= Electronic Frontier Canada =

Canadian on-line civil rights organization

Electronic Frontier Canada (EFC) was a Canadian on-line civil rights organization founded to ensure that the principles embodied in the Canadian Charter of Rights and Freedoms remain protected as new computing, communications, and information technologies are introduced into Canadian society. As of 2005, the organization is no longer active.

EFC was founded in January, 1994 and later became incorporated under the Canada Corporations Act as a Federal non-profit corporation.
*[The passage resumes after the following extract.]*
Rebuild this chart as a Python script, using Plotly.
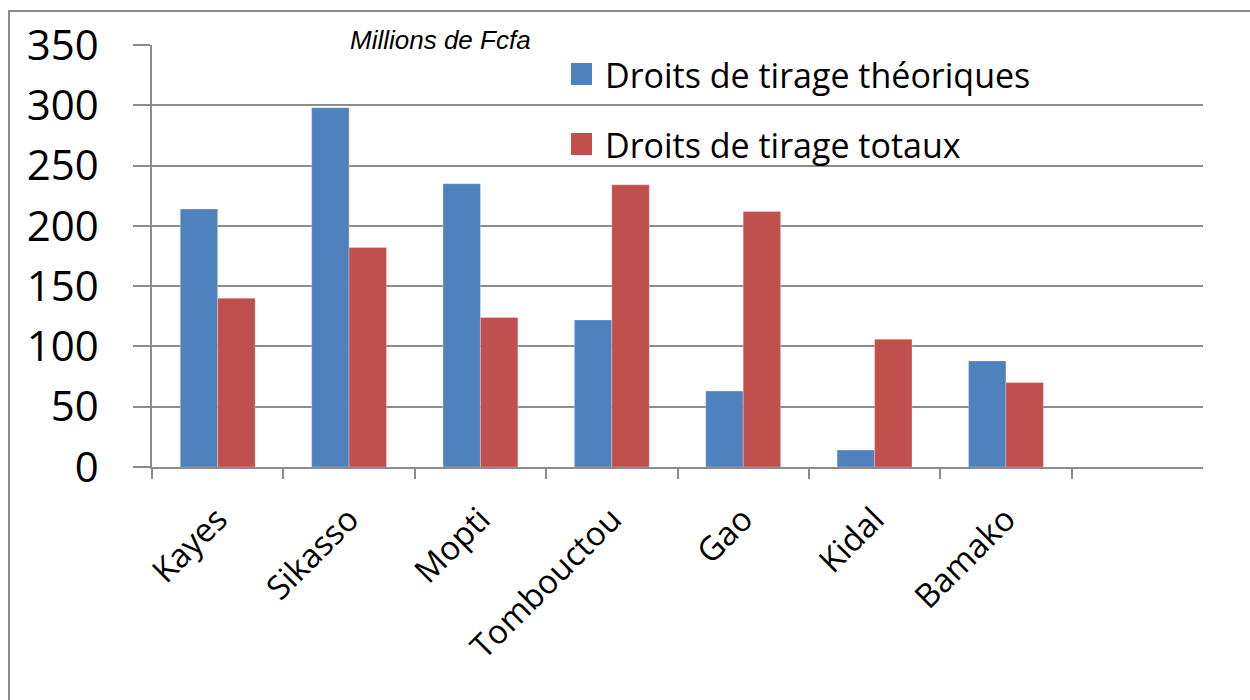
import plotly.graph_objects as go

regions = ["Kayes", "Sikasso", "Mopti", "Tombouctou", "Gao", "Kidal", "Bamako"]
theoriques = [214, 298, 235, 122, 63, 14, 88]
totaux = [140, 182, 124, 234, 212, 106, 70]
series_names = ["Droits de tirage théoriques", "Droits de tirage totaux"]
colors = ["#4F81BD", "#C0504D"]
y_ticks = [0, 50, 100, 150, 200, 250, 300, 350]

# screen-pixel helpers (plot area spans x 152..1203, y 45..467)
def px(sx):
    return (sx - 152) / 1051

def py(sy):
    return (467 - sy) / 422

fig = go.Figure()
for name, vals, col in zip(series_names, [theoriques, totaux], colors):
    fig.add_trace(go.Bar(x=regions, y=vals, name=name,
                         marker=dict(color=col, line=dict(width=0.8, color="rgba(255,255,255,0.35)")),
                         showlegend=False))

grid = "#8c8c8c"
fig.update_layout(
    width=1250, height=700,
    margin=dict(l=152, r=47, t=45, b=233),
    paper_bgcolor="white", plot_bgcolor="white",
    barmode="group", bargap=0.43, bargroupgap=0,
    font=dict(family="Open Sans", color="black"),
    showlegend=False,
    xaxis=dict(type="category", categoryorder="array", categoryarray=regions, range=[-0.5, 7.5],
               showgrid=False, showline=True, linecolor=grid, linewidth=1.5,
               ticks="outside", tickson="boundaries", ticklen=10, tickcolor=grid, tickwidth=1.5,
               tickangle=-45, tickfont=dict(size=33, family="Open Sans"), ticklabelstandoff=18),
    yaxis=dict(range=[0, 350], tickvals=y_ticks, showgrid=True, gridcolor=grid, gridwidth=1.5,
               showline=True, linecolor=grid, linewidth=1.5, zeroline=False,
               ticks="outside", ticklen=17, tickcolor=grid, tickwidth=1.5,
               tickfont=dict(size=42, family="Open Sans"), ticklabelstandoff=26),
)
# legend drawn as swatches + text
for i, (name, col) in enumerate(zip(series_names, colors)):
    top = 63 + 70 * i
    fig.add_shape(type="rect", xref="paper", yref="paper",
                  x0=px(571), x1=px(592), y0=py(top + 22), y1=py(top),
                  fillcolor=col, line=dict(width=0))
    fig.add_annotation(text=name, xref="paper", yref="paper", x=px(603), y=py(top + 12),
                       xanchor="left", yanchor="middle", showarrow=False,
                       font=dict(size=34, family="Open Sans", color="black"))

fig.add_annotation(text="<i>Millions de Fcfa</i>", xref="paper", yref="paper",
                   x=px(440), y=py(40), xanchor="center", yanchor="middle", showarrow=False,
                   font=dict(size=26, family="Liberation Sans", color="black"))
fig.add_shape(type="rect", xref="paper", yref="paper",
              x0=px(9), x1=px(1270), y0=py(720), y1=py(11),
              line=dict(color=grid, width=2), fillcolor="rgba(0,0,0,0)", layer="below")
fig.write_html("out.html", config={"displayModeBar": False},
               post_script="document.body.style.margin='0';document.body.style.overflow='hidden';")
The letters patent was submitted December 29, 1994, and recorded on January 18, 1995. EFC is not formally affiliated with the Electronic Frontier Foundation (EFF), which is based in San Francisco, although it shares many of their goals about which the groups communicate from time to time. EFC is focused on issues directly affecting Canadians, whereas the EFF has a clear American focus.

Briefly, EFC's mandate is to conduct research into issues and promote public awareness in Canada regarding the application of the Charter of Rights and Freedoms to new computer, communication, and information technologies, such as the Internet. The aim is protect freedom of expression and the right to privacy in cyberspace.

As of 2011, has included a submission to the Canadian government concerning the Internet service provider wiretapping legislation reforms known as the Lawful Access proposals, and intervention in the BMG Canada Inc. and others v. Doe and others file-sharing case, where the Federal Court of Canada and the Federal Court of Appeal refused to allow the Canadian Recording Industry Association and several major record labels from obtaining the subscriber information of ISP customers alleged to have been infringing copyright.

The EFC appears to have been inactive since 2004 (based on the last updates to their website).